Nosotros trataremos de sobrellevar lo más dignamente posible y con una pizca de paciencia cristiana, toda la fatiga que supone ver caer a un ídolo tras otro de su pedestal de vanagloria

De los espíritus perfectos, hieráticos y solemnes en sus seguras sentencias, y que nunca fallan en su afilado juicio contra las flaquezas ajenas, líbranos Señor.

De los espíritus sin mancha, Señor. De esos espíritus pulcros y puros como el cristal recién soplado, que nunca sintieron el vértigo de caer y romperse en mil pedazos contra el suelo, líbranos Señor.

De los espíritus seguros de sí mismos y que no necesitan a nadie más que a sí mismos. De esos espíritus diáfanos y claros en su voluntad de llevar a cabo su ideal de palabras concebido para salvación del resto del mundo, líbranos Señor.

De los espíritus llenos de todas las respuestas imaginadas e imaginables para todos los problemas excepto para los suyos, líbranos Señor.
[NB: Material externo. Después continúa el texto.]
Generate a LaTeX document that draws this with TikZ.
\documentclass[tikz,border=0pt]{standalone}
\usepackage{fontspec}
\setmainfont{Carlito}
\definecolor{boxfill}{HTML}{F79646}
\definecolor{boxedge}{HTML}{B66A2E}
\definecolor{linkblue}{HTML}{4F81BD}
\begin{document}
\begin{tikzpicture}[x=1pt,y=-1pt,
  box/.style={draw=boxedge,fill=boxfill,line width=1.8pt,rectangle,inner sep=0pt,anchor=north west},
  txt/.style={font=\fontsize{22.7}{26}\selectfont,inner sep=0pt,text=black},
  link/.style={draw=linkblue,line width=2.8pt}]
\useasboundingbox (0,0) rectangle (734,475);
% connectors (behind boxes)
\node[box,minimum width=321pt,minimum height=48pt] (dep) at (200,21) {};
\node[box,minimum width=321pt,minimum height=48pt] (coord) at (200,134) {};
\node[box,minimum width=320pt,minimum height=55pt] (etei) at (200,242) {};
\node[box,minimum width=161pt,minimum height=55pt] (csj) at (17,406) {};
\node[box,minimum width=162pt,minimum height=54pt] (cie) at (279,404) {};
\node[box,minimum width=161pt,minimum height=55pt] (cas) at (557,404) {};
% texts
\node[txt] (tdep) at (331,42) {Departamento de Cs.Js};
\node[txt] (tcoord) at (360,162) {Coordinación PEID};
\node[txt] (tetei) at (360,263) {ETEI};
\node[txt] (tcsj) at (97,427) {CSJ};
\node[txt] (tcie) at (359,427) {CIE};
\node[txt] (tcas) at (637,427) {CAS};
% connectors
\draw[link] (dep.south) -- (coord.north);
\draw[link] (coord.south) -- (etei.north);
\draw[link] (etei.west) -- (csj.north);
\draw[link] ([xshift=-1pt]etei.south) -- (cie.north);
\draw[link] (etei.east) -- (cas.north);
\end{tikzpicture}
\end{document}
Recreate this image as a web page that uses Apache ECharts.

Y líbranos pronto de ellos, cuanto antes y por tu misericordia; ya que no hay nada más peligroso que un hombre autoproclamado oráculo y solución definitiva para todas las preguntas que él no ha tenido tiempo de hacerse y que, paradójicamente, a los demás, nos afligen desde la cuna hasta la tumba, civilización tras civilización e imperio tras imperio.

Y líbranos, si es tu deseo y por caridad, de todos esos espíritus humanos que sí se preguntan, pero su interrogante es sólo un ademán interesado, una pose, una manera de dar un poco más de espacio a la soberbia de quien ya cree saber más que los otros, a los que mira con frío desdén y falsa condescendencia. Y sus preguntas son capciosas; son preguntas con trampa; son preguntas que reflejan una postura cerrada a la inefable dificultad para desentrañar el misterio de la realidad que todos afrontamos tarde o temprano.

Líbranos Señor, por tu poder, y por ir resumiendo, de todos esos espíritus caritativos que quieren ofrecernos a un módico precio sus hipótesis y sus esquemas, que ya nosotros trataremos de sobrellevar lo más dignamente posible y con una pizca de paciencia cristiana, toda la fatiga que supone ver caer a un ídolo tras otro de su pedestal de vanagloria, sin poder decirle después que ya conocíamos su destino, pero nos callamos: un poco por respeto al caído y otro poco porque, alguna vez, también fuimos un ídolo insoportable de nosotros mismos que no escuchaba a nadie y que no esperaba a nadie.